Abstract
Purpose :
Neurodegeneration in the mammalian retina results in permanent blindness. Significant progress has been made in stimulating Muller glia (MG) to regenerate functional neurons in the adult mouse by transgenic expression of the transcription factor Ascl1. While these results showed that MG can serve as an endogenous source of neuronal replacement, the efficacy of this process is limited: only 25% of the MG generate neurons.

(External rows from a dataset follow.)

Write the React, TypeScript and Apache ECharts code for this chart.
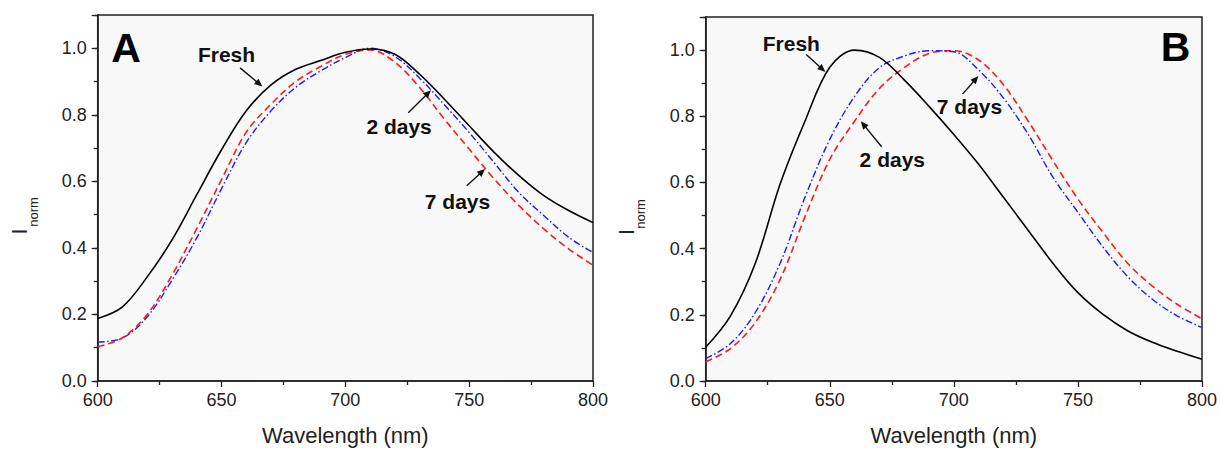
import React, { useEffect, useRef } from "react";
import * as echarts from "echarts";

// ---- Data ----
const wavelengths = [600, 610, 620, 630, 640, 650, 660, 670, 680, 690, 700, 710, 720, 730, 740, 750, 760, 770, 780, 790, 800];

// Panel A
const freshA = [0.188, 0.223, 0.313, 0.424, 0.56, 0.695, 0.812, 0.89, 0.937, 0.963, 0.988, 0.998, 0.982, 0.922, 0.847, 0.767, 0.688, 0.618, 0.558, 0.513, 0.476];
const twoDaysA = [0.117, 0.129, 0.193, 0.303, 0.43, 0.578, 0.717, 0.812, 0.883, 0.932, 0.972, 1.0, 0.975, 0.91, 0.83, 0.747, 0.657, 0.567, 0.498, 0.433, 0.386];
const sevenDaysA = [0.103, 0.13, 0.2, 0.318, 0.458, 0.605, 0.748, 0.832, 0.9, 0.945, 0.982, 0.995, 0.958, 0.882, 0.787, 0.697, 0.608, 0.528, 0.458, 0.398, 0.348];

// Panel B
const freshB = [0.102, 0.197, 0.356, 0.595, 0.785, 0.948, 1.0, 0.978, 0.91, 0.83, 0.745, 0.655, 0.555, 0.455, 0.355, 0.267, 0.202, 0.152, 0.117, 0.09, 0.066];
const twoDaysB = [0.058, 0.098, 0.177, 0.307, 0.496, 0.67, 0.785, 0.884, 0.947, 0.99, 0.998, 0.97, 0.895, 0.785, 0.665, 0.55, 0.45, 0.356, 0.287, 0.232, 0.188];
const sevenDaysB = [0.068, 0.113, 0.207, 0.356, 0.555, 0.73, 0.86, 0.947, 0.982, 0.998, 0.995, 0.94, 0.855, 0.745, 0.615, 0.51, 0.406, 0.316, 0.247, 0.197, 0.162];

// Axis ranges
const xMin = 600;
const xMax = 800;
const xInterval = 50;
const yMin = 0;
const yMax = 1.1;
const yInterval = 0.2;
const yMinorInterval = 0.1;

// Annotations in data coordinates: label position, arrow start, arrow tip
const labelsA = ["Fresh", "2 days", "7 days"];
const labelPosA = [[652.0, 0.981], [721.7, 0.764], [745.3, 0.54]];
const arrowFromA = [[657.5, 0.941], [725.4, 0.806], [749.0, 0.587]];
const arrowToA = [[666.5, 0.885], [734.6, 0.874], [756.4, 0.637]];
const letterA = "A";
const letterPosA = [611.4, 1.001];

const labelsB = ["Fresh", "2 days", "7 days"];
const labelPosB = [[634.5, 1.019], [675.2, 0.669], [706.3, 0.83]];
const arrowFromB = [[640.5, 0.987], [670.9, 0.708], [703.5, 0.867]];
const arrowToB = [[648.2, 0.934], [662.5, 0.785], [709.9, 0.922]];
const letterB = "B";
const letterPosB = [789.3, 1.01];

const FONT = "'Liberation Sans', Arial, Helvetica, sans-serif";

const pairs = (ys: number[]) => wavelengths.map((w, i) => [w, ys[i]]);

function xAxisFor(gridIndex: number) {
  return {
    type: "value",
    gridIndex,
    min: xMin,
    max: xMax,
    interval: xInterval,
    name: "Wavelength (nm)",
    nameLocation: "middle",
    nameGap: 43,
    nameTextStyle: { fontSize: 22, color: "#222", fontFamily: FONT },
    axisLine: { show: true, onZero: false, lineStyle: { color: "#222", width: 1.5 } },
    axisTick: { show: true, length: 6, lineStyle: { color: "#222", width: 1.3 } },
    minorTick: { show: true, splitNumber: 2, length: 4, lineStyle: { color: "#222", width: 1.3 } },
    splitLine: { show: false },
    minorSplitLine: { show: false },
    axisLabel: { fontSize: 18, color: "#222", margin: 10, fontFamily: FONT },
  };
}

function yAxisMajor(gridIndex: number) {
  return {
    type: "value",
    gridIndex,
    min: yMin,
    max: yMax,
    interval: yInterval,
    axisLine: { show: true, onZero: false, lineStyle: { color: "#222", width: 1.5 } },
    axisTick: { show: true, length: 6, lineStyle: { color: "#222", width: 1.3 } },
    splitLine: { show: false },
    axisLabel: {
      fontSize: 18,
      color: "#222",
      margin: 11,
      fontFamily: FONT,
      formatter: (v: number) => (v > 1.05 ? "" : v.toFixed(1)),
    },
  };
}

function yAxisMinor(gridIndex: number) {
  return {
    type: "value",
    gridIndex,
    position: "left",
    min: yMin,
    max: yMax,
    interval: yMinorInterval,
    axisLine: { show: false },
    axisTick: { show: true, length: 4, lineStyle: { color: "#222", width: 1.3 } },
    splitLine: { show: false },
    axisLabel: { show: false },
  };
}

function lineSeries(name: string, ys: number[], xi: number, yi: number, kind: "solid" | "dash" | "dashdot") {
  const style: any =
    kind === "solid"
      ? { color: "#000000", width: 1.6, type: "solid" }
      : kind === "dash"
      ? { color: "#ff1a1a", width: 1.6, type: [7, 4] }
      : { color: "#1a1aff", width: 1.4, type: [7, 2.5, 1.5, 2.5] };
  return {
    type: "line",
    name,
    xAxisIndex: xi,
    yAxisIndex: yi,
    data: pairs(ys),
    showSymbol: false,
    symbol: "none",
    smooth: 0.35,
    lineStyle: style,
    itemStyle: { color: style.color },
    z: kind === "solid" ? 3 : 2,
  };
}

function arrow(s: number[], t: number[]) {
  const dx = t[0] - s[0];
  const dy = t[1] - s[1];
  const len = Math.sqrt(dx * dx + dy * dy) || 1;
  const ux = dx / len;
  const uy = dy / len;
  const nx = -uy;
  const ny = ux;
  const hl = 8;
  const hw = 3.5;
  const bx = t[0] - ux * hl;
  const by = t[1] - uy * hl;
  return [
    {
      type: "line",
      shape: { x1: s[0], y1: s[1], x2: t[0] - ux * 5, y2: t[1] - uy * 5 },
      style: { stroke: "#111", lineWidth: 1.4 },
      z: 100,
    },
    {
      type: "polygon",
      shape: { points: [[t[0], t[1]], [bx + nx * hw, by + ny * hw], [bx - nx * hw, by - ny * hw]] },
      style: { fill: "#111" },
      z: 100,
    },
  ];
}

export default function App() {
  const ref = useRef<HTMLDivElement>(null);

  useEffect(() => {
    if (!ref.current) return;
    const chart = echarts.init(ref.current, null, { renderer: "svg" });

    const option: any = {
      animation: false,
      backgroundColor: "#ffffff",
      textStyle: { fontFamily: FONT },
      grid: [
        { left: 97.7, top: 15, width: 495.3, height: 368, show: true, backgroundColor: "#f8f8f8", borderColor: "#222", borderWidth: 1.5, containLabel: false },
        { left: 705.7, top: 17, width: 499, height: 369, show: true, backgroundColor: "#f8f8f8", borderColor: "#222", borderWidth: 1.5, containLabel: false },
      ],
      xAxis: [xAxisFor(0), xAxisFor(1)],
      yAxis: [yAxisMajor(0), yAxisMinor(0), yAxisMajor(1), yAxisMinor(1)],
      series: [
        lineSeries("Fresh (A)", freshA, 0, 0, "solid"),
        lineSeries("2 days (A)", twoDaysA, 0, 0, "dashdot"),
        lineSeries("7 days (A)", sevenDaysA, 0, 0, "dash"),
        lineSeries("Fresh (B)", freshB, 1, 2, "solid"),
        lineSeries("2 days (B)", twoDaysB, 1, 2, "dash"),
        lineSeries("7 days (B)", sevenDaysB, 1, 2, "dashdot"),
      ],
    };
    chart.setOption(option);

    const toPx = (finder: any, p: number[]) => chart.convertToPixel(finder, p) as number[];
    const fA = { xAxisIndex: 0, yAxisIndex: 0 };
    const fB = { xAxisIndex: 1, yAxisIndex: 2 };

    const graphics: any[] = [];
    const addPanel = (finder: any, labels: string[], pos: number[][], from: number[][], to: number[][], letter: string, letterPos: number[]) => {
      labels.forEach((txt, i) => {
        const p = toPx(finder, pos[i]);
        graphics.push({
          type: "text",
          x: p[0],
          y: p[1],
          z: 100,
          style: { text: txt, font: `bold 21px ${FONT}`, fill: "#111", align: "center", verticalAlign: "middle" },
        });
        graphics.push(...arrow(toPx(finder, from[i]), toPx(finder, to[i])));
      });
      const lp = toPx(finder, letterPos);
      graphics.push({
        type: "text",
        x: lp[0],
        y: lp[1],
        z: 100,
        style: { text: letter, font: `bold 41px ${FONT}`, fill: "#000", align: "center", verticalAlign: "middle" },
      });
    };
    addPanel(fA, labelsA, labelPosA, arrowFromA, arrowToA, letterA, letterPosA);
    addPanel(fB, labelsB, labelPosB, arrowFromB, arrowToB, letterB, letterPosB);

    // y-axis titles: I with subscript "norm", rotated
    const yTitle = (ix: number, iy: number, nx: number, ny: number) => {
      graphics.push({
        type: "text",
        x: ix,
        y: iy,
        rotation: Math.PI / 2,
        style: { text: "I", font: `22px ${FONT}`, fill: "#222", align: "center", verticalAlign: "middle" },
      });
      graphics.push({
        type: "text",
        x: nx,
        y: ny,
        rotation: Math.PI / 2,
        style: { text: "norm", font: `13px ${FONT}`, fill: "#222", align: "center", verticalAlign: "middle" },
      });
    };
    yTitle(19, 231.5, 33, 212);
    yTitle(626.5, 232, 640, 214);

    chart.setOption({ graphic: graphics });

    return () => chart.dispose();
  }, []);

  return <div ref={ref} style={{ position: "absolute", left: 0, top: 0, width: 1220, height: 451 }} />;
}
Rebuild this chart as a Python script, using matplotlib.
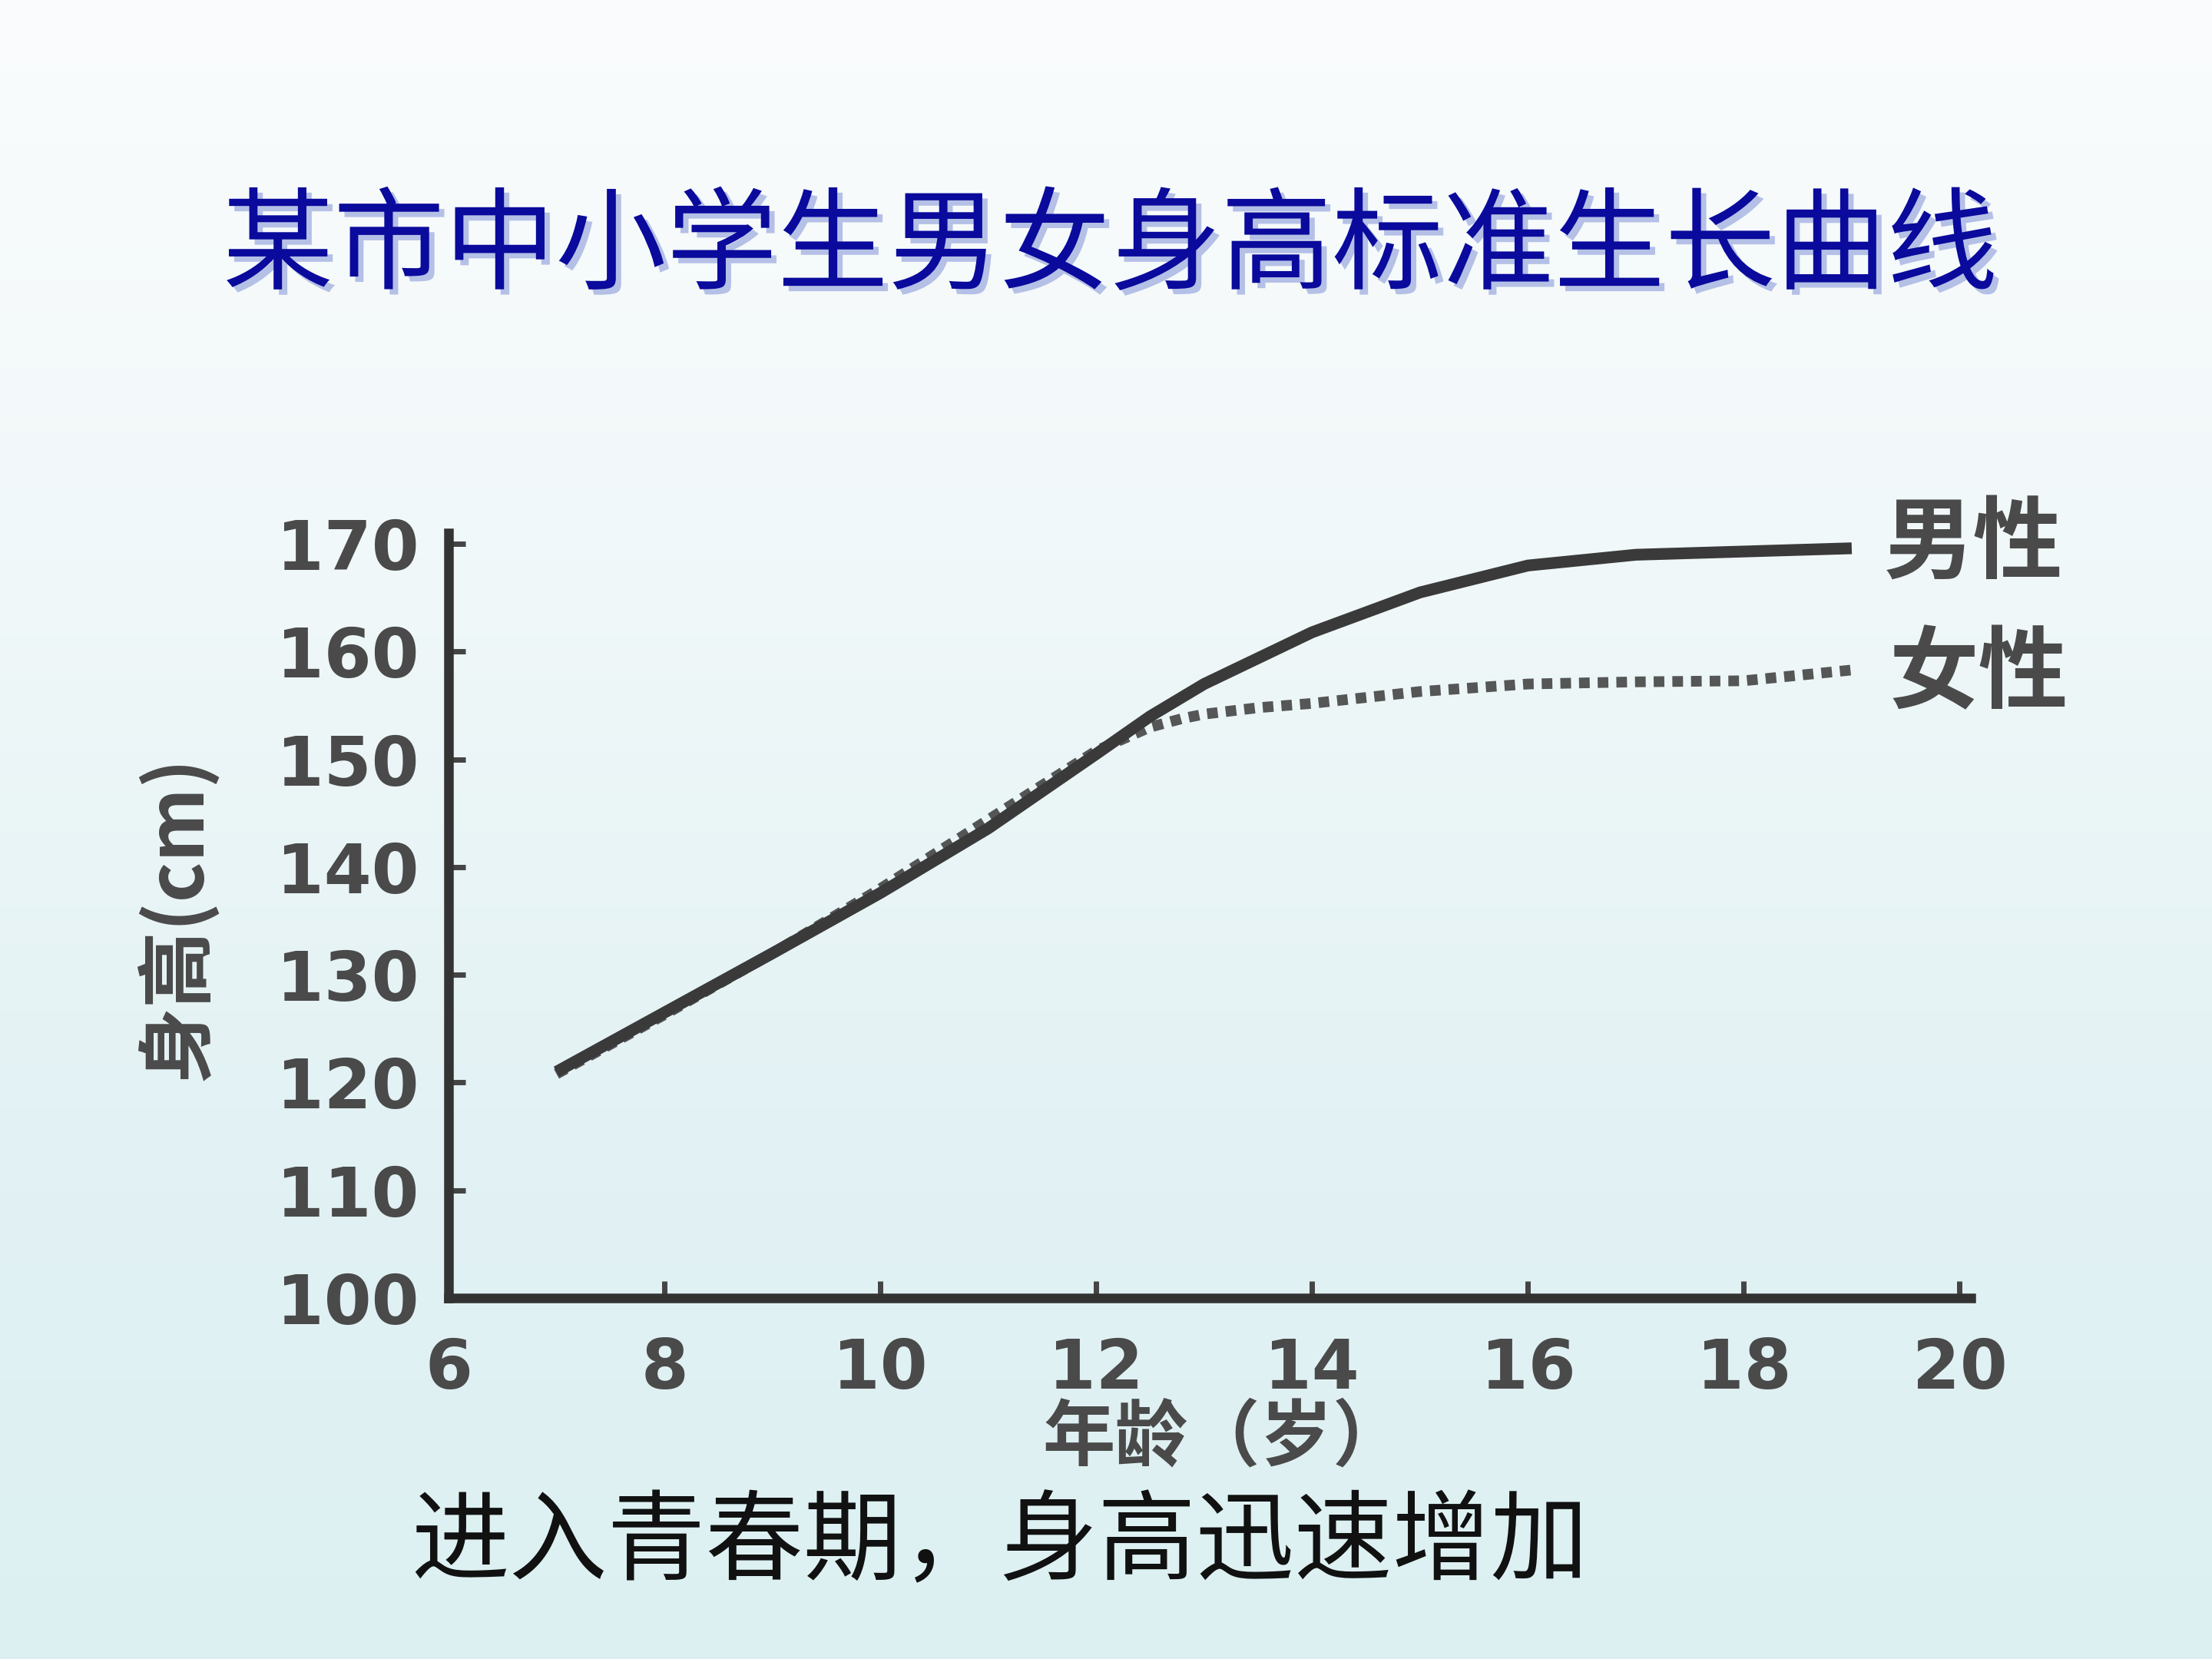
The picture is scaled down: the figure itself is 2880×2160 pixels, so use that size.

To uncover molecules that enhance neurogenic reprogramming of MG, we combined our in vitro MG reprogramming paradigm with sci-Plex to test a library of 96 compounds for their ability to promote neurogenesis using scRNA-seq as a read out. We identified molecules that increase neurogenesis from MG the adult mouse retina.
Methods :
sci-Plex uses combinatorial indexing of nuclei from individual wells “hashed” with DNA oligos that serve as sample-specific barcodes. For in vitro screening, cultures of MG from postnatal day 11 rtTA:Ascl1:GFP mice were treated with 92 molecules from a Tocris library focused on stem cell targets. Doxycycline was used to induce Ascl1 in MG for 5 days, the cells were processed by sci-Plex, and the scRNAseq output was analyzed. In vivo reprogramming of MG was performed on adult mice (Glast-CreER/LNL-tTA/tetO-Ascl1-GFP) of both sexes; Ascl1 is induced specifically in MG by tamoxifen. To induce regeneration of neurons, we make intravitreal injections of NMDA, followed by HDAC-inhibition (TSA) and hits from the in vitro screen; MG neurogenesis was assessed with immunofluorescence and scRNAseq.
Results :
With the sci-Plex output, we assigned cells to clusters and assessed the effects of the treatments, focusing on compounds that increased MG-derived neurons compared to Ascl1 alone. We uncovered small molecules that target the Notch pathway (DBZ), BMP-pathway (DMH-1), TGF-B signaling (ITD-1, RepSox, SB431542), AMPK-signaling (Metformin) and the Lrc and Srk kinases (WH-4-023) that promote the ability of MG to acquire a neurogenic phenotype. Compounds from the in vitro screen were tested in vivo and both DBZ and Metformin significantly boosted neuronal regeneration in the adult mouse retina.
Conclusions :
Our work outlines a strategy using scRNA-seq and plate-based screening assays to test large libraries of compounds that can enhance the ability of MG to produce neurons for cell replacement approaches.
This abstract was presented at the 2023 ARVO Annual Meeting, held in New Orleans, LA, April 23-27, 2023.